What to produce — Transcribe the lines from the start of the data below through the line with "(tipR) at (11.81,3.40);", word for word and nothing more.

Plotting code records —
* Start *

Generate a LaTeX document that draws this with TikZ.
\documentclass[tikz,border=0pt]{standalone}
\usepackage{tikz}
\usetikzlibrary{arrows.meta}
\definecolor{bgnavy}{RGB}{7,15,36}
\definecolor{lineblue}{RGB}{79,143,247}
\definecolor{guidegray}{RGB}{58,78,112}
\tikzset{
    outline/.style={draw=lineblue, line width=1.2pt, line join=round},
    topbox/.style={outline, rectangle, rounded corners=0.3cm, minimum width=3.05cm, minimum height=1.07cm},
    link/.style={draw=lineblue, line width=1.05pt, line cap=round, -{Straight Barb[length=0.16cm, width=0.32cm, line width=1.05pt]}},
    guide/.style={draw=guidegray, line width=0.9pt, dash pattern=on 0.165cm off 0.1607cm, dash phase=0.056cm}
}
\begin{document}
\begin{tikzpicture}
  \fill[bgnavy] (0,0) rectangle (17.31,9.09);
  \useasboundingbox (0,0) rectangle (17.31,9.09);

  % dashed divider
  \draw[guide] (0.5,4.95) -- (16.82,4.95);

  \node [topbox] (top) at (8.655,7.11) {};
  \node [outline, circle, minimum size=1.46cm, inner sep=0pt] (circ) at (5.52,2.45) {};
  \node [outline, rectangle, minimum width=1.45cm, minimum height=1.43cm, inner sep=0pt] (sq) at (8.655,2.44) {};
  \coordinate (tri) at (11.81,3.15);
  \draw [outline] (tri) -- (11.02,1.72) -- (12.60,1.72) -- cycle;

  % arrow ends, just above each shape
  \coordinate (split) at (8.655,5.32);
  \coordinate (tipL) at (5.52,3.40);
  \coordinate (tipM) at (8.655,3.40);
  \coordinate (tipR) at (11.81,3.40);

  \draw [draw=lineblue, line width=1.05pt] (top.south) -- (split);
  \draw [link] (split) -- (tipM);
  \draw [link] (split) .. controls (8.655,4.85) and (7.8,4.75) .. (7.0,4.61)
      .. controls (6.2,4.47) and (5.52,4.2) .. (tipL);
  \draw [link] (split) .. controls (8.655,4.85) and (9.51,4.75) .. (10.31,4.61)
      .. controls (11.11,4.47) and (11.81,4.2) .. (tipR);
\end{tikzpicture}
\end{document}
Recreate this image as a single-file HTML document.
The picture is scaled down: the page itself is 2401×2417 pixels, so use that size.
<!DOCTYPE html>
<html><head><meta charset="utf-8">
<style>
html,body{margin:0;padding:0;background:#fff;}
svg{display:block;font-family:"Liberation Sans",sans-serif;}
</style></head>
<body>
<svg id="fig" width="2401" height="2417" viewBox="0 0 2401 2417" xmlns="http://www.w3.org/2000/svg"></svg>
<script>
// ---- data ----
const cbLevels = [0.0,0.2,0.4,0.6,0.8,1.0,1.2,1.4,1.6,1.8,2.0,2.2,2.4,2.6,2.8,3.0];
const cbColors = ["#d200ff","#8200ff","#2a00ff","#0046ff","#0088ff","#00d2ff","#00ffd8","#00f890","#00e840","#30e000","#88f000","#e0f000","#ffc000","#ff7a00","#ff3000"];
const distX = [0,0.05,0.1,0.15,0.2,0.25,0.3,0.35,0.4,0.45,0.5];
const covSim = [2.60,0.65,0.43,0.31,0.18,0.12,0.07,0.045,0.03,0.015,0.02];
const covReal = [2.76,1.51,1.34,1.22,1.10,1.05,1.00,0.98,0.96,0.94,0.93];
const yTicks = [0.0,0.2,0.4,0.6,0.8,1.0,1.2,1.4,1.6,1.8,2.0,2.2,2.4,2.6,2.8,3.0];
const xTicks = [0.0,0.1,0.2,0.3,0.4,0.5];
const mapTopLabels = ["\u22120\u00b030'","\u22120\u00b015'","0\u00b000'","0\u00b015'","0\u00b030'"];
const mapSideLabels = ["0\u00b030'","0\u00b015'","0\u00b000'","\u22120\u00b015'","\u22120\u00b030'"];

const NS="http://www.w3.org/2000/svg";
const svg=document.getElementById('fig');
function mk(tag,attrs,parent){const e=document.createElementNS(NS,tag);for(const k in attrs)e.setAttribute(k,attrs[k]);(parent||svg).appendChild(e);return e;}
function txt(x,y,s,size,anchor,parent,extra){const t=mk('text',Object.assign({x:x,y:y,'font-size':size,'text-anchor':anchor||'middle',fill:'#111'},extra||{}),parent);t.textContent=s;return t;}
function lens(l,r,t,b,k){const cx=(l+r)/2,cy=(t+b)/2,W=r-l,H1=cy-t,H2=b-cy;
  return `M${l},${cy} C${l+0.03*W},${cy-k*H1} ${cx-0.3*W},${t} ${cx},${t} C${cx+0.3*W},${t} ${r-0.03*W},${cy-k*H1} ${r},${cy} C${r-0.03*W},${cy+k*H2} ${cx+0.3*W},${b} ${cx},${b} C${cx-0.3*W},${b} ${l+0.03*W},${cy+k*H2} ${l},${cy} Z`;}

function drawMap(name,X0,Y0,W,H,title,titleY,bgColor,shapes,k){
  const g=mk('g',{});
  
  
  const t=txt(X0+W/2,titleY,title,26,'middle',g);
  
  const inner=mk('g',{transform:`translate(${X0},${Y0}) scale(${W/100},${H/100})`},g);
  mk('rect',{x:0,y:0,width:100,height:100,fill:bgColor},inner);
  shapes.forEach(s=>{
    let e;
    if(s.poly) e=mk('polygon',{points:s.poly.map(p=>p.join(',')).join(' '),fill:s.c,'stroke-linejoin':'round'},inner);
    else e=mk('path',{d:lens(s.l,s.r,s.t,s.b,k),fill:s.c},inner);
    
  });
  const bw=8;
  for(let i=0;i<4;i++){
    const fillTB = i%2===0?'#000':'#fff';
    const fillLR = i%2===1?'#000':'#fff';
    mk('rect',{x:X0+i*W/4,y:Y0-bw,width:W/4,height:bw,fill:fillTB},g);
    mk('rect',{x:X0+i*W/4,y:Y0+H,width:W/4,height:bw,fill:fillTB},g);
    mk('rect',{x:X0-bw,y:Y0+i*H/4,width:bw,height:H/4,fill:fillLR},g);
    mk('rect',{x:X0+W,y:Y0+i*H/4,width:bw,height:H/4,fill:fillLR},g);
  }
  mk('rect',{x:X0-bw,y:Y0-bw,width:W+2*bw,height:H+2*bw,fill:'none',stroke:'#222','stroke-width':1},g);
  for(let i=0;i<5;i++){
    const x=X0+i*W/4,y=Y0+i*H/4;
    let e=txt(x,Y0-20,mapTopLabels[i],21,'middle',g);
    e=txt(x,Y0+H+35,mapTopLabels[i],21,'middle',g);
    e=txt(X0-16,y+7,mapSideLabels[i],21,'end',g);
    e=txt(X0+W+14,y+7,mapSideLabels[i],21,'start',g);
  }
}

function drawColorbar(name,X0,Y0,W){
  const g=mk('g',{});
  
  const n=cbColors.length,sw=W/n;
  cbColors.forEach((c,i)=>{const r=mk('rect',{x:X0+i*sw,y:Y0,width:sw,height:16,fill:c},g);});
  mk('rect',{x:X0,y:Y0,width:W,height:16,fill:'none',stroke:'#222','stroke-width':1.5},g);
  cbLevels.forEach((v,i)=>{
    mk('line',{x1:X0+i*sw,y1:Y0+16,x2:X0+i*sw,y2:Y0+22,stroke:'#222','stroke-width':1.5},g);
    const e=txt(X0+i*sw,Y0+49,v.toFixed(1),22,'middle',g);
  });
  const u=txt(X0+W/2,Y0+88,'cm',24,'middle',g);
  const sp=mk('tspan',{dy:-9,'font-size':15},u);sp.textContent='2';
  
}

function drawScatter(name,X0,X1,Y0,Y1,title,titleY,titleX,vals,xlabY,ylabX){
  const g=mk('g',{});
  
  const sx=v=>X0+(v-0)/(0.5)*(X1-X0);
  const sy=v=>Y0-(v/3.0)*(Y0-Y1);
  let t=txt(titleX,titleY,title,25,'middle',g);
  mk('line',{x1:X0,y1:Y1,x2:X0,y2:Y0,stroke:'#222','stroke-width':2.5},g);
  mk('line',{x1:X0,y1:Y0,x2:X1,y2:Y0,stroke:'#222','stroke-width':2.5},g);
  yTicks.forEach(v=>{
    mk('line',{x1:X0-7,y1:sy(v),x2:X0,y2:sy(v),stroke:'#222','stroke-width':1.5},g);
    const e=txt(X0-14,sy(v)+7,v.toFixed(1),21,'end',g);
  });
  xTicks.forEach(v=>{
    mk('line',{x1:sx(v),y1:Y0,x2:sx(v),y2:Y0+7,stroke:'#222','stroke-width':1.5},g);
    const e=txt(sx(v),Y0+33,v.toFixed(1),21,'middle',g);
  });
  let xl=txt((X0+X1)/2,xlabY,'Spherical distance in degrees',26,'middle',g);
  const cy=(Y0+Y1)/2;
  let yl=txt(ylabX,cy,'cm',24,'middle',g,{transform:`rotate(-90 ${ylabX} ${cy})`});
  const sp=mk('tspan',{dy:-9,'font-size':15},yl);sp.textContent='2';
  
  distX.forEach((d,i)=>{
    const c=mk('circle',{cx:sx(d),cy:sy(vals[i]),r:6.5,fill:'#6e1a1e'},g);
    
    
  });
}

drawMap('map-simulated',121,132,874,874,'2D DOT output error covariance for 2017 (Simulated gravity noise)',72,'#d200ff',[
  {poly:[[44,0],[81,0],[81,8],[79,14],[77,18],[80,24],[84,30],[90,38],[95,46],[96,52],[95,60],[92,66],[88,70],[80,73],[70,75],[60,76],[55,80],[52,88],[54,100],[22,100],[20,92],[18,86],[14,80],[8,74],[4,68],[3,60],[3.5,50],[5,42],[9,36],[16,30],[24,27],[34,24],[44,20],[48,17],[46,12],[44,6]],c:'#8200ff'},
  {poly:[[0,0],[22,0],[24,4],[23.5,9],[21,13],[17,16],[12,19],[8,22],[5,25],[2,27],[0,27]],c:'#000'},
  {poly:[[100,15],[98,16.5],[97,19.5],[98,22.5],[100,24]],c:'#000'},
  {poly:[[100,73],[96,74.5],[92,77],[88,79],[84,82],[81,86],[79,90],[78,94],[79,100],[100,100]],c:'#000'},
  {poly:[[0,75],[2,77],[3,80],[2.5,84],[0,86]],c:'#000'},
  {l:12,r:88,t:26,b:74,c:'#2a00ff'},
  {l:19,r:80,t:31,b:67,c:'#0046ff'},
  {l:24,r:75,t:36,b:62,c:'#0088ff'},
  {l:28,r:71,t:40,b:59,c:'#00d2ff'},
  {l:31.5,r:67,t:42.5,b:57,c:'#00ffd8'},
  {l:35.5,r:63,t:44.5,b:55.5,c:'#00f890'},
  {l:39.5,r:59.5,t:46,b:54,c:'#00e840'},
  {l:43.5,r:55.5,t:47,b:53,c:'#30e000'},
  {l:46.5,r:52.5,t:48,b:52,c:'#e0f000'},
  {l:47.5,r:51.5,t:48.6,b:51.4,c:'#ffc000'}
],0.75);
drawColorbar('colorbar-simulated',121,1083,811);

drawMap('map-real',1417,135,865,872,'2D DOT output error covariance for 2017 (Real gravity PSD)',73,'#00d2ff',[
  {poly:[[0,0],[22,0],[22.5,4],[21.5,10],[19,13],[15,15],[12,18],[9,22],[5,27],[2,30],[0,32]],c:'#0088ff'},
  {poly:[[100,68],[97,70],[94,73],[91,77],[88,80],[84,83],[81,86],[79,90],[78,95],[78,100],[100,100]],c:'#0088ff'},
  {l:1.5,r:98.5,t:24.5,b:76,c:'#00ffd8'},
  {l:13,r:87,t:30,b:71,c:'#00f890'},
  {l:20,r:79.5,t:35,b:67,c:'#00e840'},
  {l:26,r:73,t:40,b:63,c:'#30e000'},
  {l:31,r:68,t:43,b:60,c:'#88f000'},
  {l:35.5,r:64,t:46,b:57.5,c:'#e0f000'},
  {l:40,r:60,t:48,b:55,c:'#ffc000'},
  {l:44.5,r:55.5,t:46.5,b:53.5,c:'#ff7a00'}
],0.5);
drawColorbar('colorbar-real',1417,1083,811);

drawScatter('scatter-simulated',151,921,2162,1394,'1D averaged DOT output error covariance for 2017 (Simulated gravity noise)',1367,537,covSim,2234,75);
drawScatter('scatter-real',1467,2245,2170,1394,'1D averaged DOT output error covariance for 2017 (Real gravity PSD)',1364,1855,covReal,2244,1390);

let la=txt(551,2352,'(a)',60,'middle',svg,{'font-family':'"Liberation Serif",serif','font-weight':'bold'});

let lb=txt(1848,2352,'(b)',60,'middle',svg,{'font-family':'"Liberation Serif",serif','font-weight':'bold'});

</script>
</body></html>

* End *

Final result —
Generate a LaTeX document that draws this with TikZ.
\documentclass[tikz,border=0pt]{standalone}
\usepackage{tikz}
\usetikzlibrary{arrows.meta}
\definecolor{bgnavy}{RGB}{7,15,36}
\definecolor{lineblue}{RGB}{79,143,247}
\definecolor{guidegray}{RGB}{58,78,112}
\tikzset{
    outline/.style={draw=lineblue, line width=1.2pt, line join=round},
    topbox/.style={outline, rectangle, rounded corners=0.3cm, minimum width=3.05cm, minimum height=1.07cm},
    link/.style={draw=lineblue, line width=1.05pt, line cap=round, -{Straight Barb[length=0.16cm, width=0.32cm, line width=1.05pt]}},
    guide/.style={draw=guidegray, line width=0.9pt, dash pattern=on 0.165cm off 0.1607cm, dash phase=0.056cm}
}
\begin{document}
\begin{tikzpicture}
  \fill[bgnavy] (0,0) rectangle (17.31,9.09);
  \useasboundingbox (0,0) rectangle (17.31,9.09);

  % dashed divider
  \draw[guide] (0.5,4.95) -- (16.82,4.95);

  \node [topbox] (top) at (8.655,7.11) {};
  \node [outline, circle, minimum size=1.46cm, inner sep=0pt] (circ) at (5.52,2.45) {};
  \node [outline, rectangle, minimum width=1.45cm, minimum height=1.43cm, inner sep=0pt] (sq) at (8.655,2.44) {};
  \coordinate (tri) at (11.81,3.15);
  \draw [outline] (tri) -- (11.02,1.72) -- (12.60,1.72) -- cycle;

  % arrow ends, just above each shape
  \coordinate (split) at (8.655,5.32);
  \coordinate (tipL) at (5.52,3.40);
  \coordinate (tipM) at (8.655,3.40);
  \coordinate (tipR) at (11.81,3.40);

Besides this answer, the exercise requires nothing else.